Pronto; e já não há lugar para as fotos de meninos a correr atrás dos pombos e a pisar os canteiros de amores perfeitos, dos velhos pousando os sacos de plástico a olhar os quadrados da calçada portuguesa à procura da “estrela da sorte” (a gente saía da escola no Jardim Carlos Alberto e, debaixo das belas árvores desaparecidas, as procurávamos)… Porque em nome da modernidade e intermodalidade, com assinaturas de prestígio, se muda para pior, se destrói a imagem do Porto e todas as nossas lembranças (as pequenas feiras do Livro dos anos 50 cabiam na Praça da Liberdade e mais tarde, na Almeida Garret), ao mesmo tempo que se lava o entusiasmo com que nos reuníamos na Avenida, depois do 25 de Abril …
Querem normalizar-nos, pôr-nos uma etiqueta (intervenção com fundos do Feder) e todavia nos enrodilham em acções cujo título é “contra a desertificação”: olhamos à volta e temos grades nas montras, lojas a cair com o podre a extravasar para as ruas, às 8 da noite nem pensar passear em Stª Catarina … “Malgré tout l’effort d’intervention”, claro, visível em várias artérias.
Não sou do antigamente, não sou contra o progresso. Acho sim que devemos, nós o que temos raízes mais fortes que árvores abatidas nesta cidade, lutar/juntar para preservar a nossa identidade: onde é moderno que se faça o moderno, onde a pedra e os troncos falam que se limpe, que se reconstrua, que se ampare amorosamente a varanda de ferro forjado e a porta de batente … Não é preciso ter curso de arquitectura para ver isto (até suponho que com tantas obras em curso, alguns gabinetes de arquitectura entreguem os planos aos contratados a prazo que daqui a anos nada terão a ver com isso, ou ao estafeta “Ó pá, faz-me aí um desenho dos passeios e dos candeeiros nos Aliados …ah e não esqueças as papeleiras que o povo gosta é de as rebentar! Não menciones as árvores, eu depois faço-as no computador e parecerão verdadeiras.”).
Contra esta cidade que não conhecemos, contra estes projectos de gabinete, contra este deserto de granito cinzento onde só corre o lixo levado pelo vento.
Pelas praças e pracetas, pelas árvores e arbustos, pelas fontes antigas recuperadas, pelas bancas com flores, pela simples limpeza dos vãos das portas, pelo canto oportuno para a mãe que passeia a criança e precisa de sombra, por passeios sem ratoeiras para os velhos, pelo espaço, se possível ajardinado, entre o automóvel e a pessoa … enfim, contra o que estão a fazer!!!

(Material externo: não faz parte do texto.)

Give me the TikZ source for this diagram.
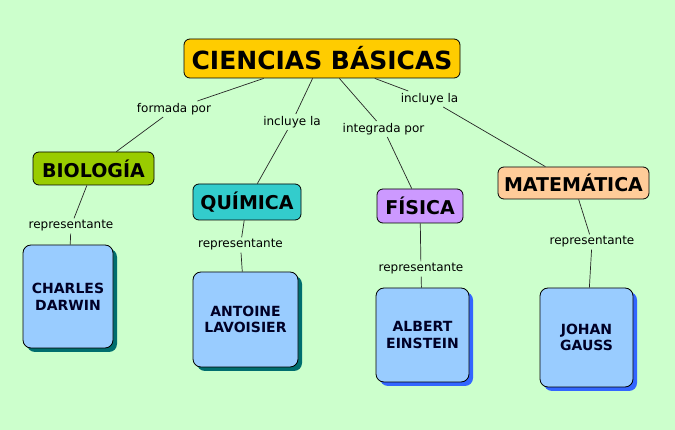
\documentclass[tikz,border=0pt]{standalone}
\usepackage{fontspec}
\setmainfont{DejaVu Sans}
\usetikzlibrary{shadows}

\definecolor{fondo}{RGB}{204,255,204}
\definecolor{oro}{RGB}{255,204,0}
\definecolor{verde}{RGB}{153,204,0}
\definecolor{turquesa}{RGB}{51,204,204}
\definecolor{lila}{RGB}{204,153,255}
\definecolor{salmon}{RGB}{255,204,153}
\definecolor{celeste}{RGB}{153,204,255}
\definecolor{sombrateal}{RGB}{0,110,110}
\definecolor{sombraazul}{RGB}{51,102,255}

\tikzset{
  persona/.style={draw=black,fill=celeste,rounded corners=8pt,line width=0.8pt,
    align=center,font=\bfseries\fontsize{14}{16.7}\selectfont,text=black!85!blue},
  sombraT/.style={drop shadow={shadow xshift=4pt,shadow yshift=-4pt,fill=sombrateal,opacity=1}},
  sombraA/.style={drop shadow={shadow xshift=4pt,shadow yshift=-4pt,fill=sombraazul,opacity=1}}
}

\begin{document}
\begin{tikzpicture}[x=1pt,y=-1pt]
\fill[fondo] (0,0) rectangle (675,430);

\begin{scope}[every node/.style={draw=black,rounded corners=6pt,line width=0.8pt,
              font=\bfseries\fontsize{19}{22}\selectfont}]
  \node[fill=oro,minimum width=276pt,minimum height=39pt,
        font=\bfseries\fontsize{25}{28}\selectfont] (CB) at (322,58.5) {CIENCIAS BÁSICAS};
  \node[fill=verde,minimum width=121pt,minimum height=33pt] (BIO) at (93.5,168.5) {BIOLOGÍA};
  \node[fill=turquesa,minimum width=108pt,minimum height=36pt] (QUI) at (247,202) {QUÍMICA};
  \node[fill=lila,minimum width=86pt,minimum height=34pt] (FIS) at (420,206) {FÍSICA};
  \node[fill=salmon,minimum width=151pt,minimum height=32pt] (MAT) at (573.5,183) {MATEMÁTICA};
\end{scope}

\node[persona,sombraT,minimum width=90pt,minimum height=103pt] (DAR) at (68,296.5) {CHARLES\\DARWIN};
\node[persona,sombraT,minimum width=105pt,minimum height=95pt] (LAV) at (245.5,319.5) {ANTOINE\\LAVOISIER};
\node[persona,sombraA,minimum width=93pt,minimum height=94pt] (EIN) at (422.5,335) {ALBERT\\EINSTEIN};
\node[persona,sombraA,minimum width=93pt,minimum height=99pt] (GAU) at (586.5,337.5) {JOHAN\\GAUSS};

\begin{scope}[every node/.style={inner sep=2pt,font=\fontsize{12}{13}\selectfont}]
  \node (fp) at (174,109) {formada por};
  \node (il1) at (292,122) {incluye la};
  \node (ip) at (383.5,129) {integrada por};
  \node (il2) at (429.5,99) {incluye la};
  \node (r1) at (71,226) {representante};
  \node (r2) at (240.5,245) {representante};
  \node (r3) at (421,269) {representante};
  \node (r4) at (592,242) {representante};
\end{scope}

\begin{scope}[every edge/.style={draw=black!85,line width=0.7pt}]
  \path (CB) edge (fp) (fp) edge (BIO);
  \path (CB) edge (il1) (il1) edge (QUI);
  \path (CB) edge (ip) (ip) edge (FIS);
  \path (CB) edge (il2) (il2) edge (MAT);
  \path (BIO) edge (r1) (r1) edge (DAR);
  \path (QUI) edge (r2) (r2) edge (LAV);
  \path (FIS) edge (r3) (r3) edge (EIN);
  \path (MAT) edge (r4) (r4) edge (GAU);
\end{scope}
\end{tikzpicture}
\end{document}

E não me venham com essa do Comércio, lutar contra moínhos de vento, contra a fuga para os Centros Comerciais: porque não “dezarmonizam” os horários de forma a manter abertas e vivas certas zonas, em certos dias?
Porque não ajudam os comerciantes mais antigos a modernizar-se, porque é que as Universidades e os alunos de Gestão, de Engenharia, de Economia, de Belas-Artes, de Arquitectura não se abrem ao encontro da população, com novas ideias e projectos, com estágios nas lojas, com desenhos de alternativas?
Muito têm que aprender os novos e muito têm que ensinar os velhos; mas uns ainda verão os seus sonhos materializados no futuro, enquanto que outros não verão adulta a árvore nova. Parem a estupidez, não se assanhem contra o que era/é belo. Mudem as mentalidades!»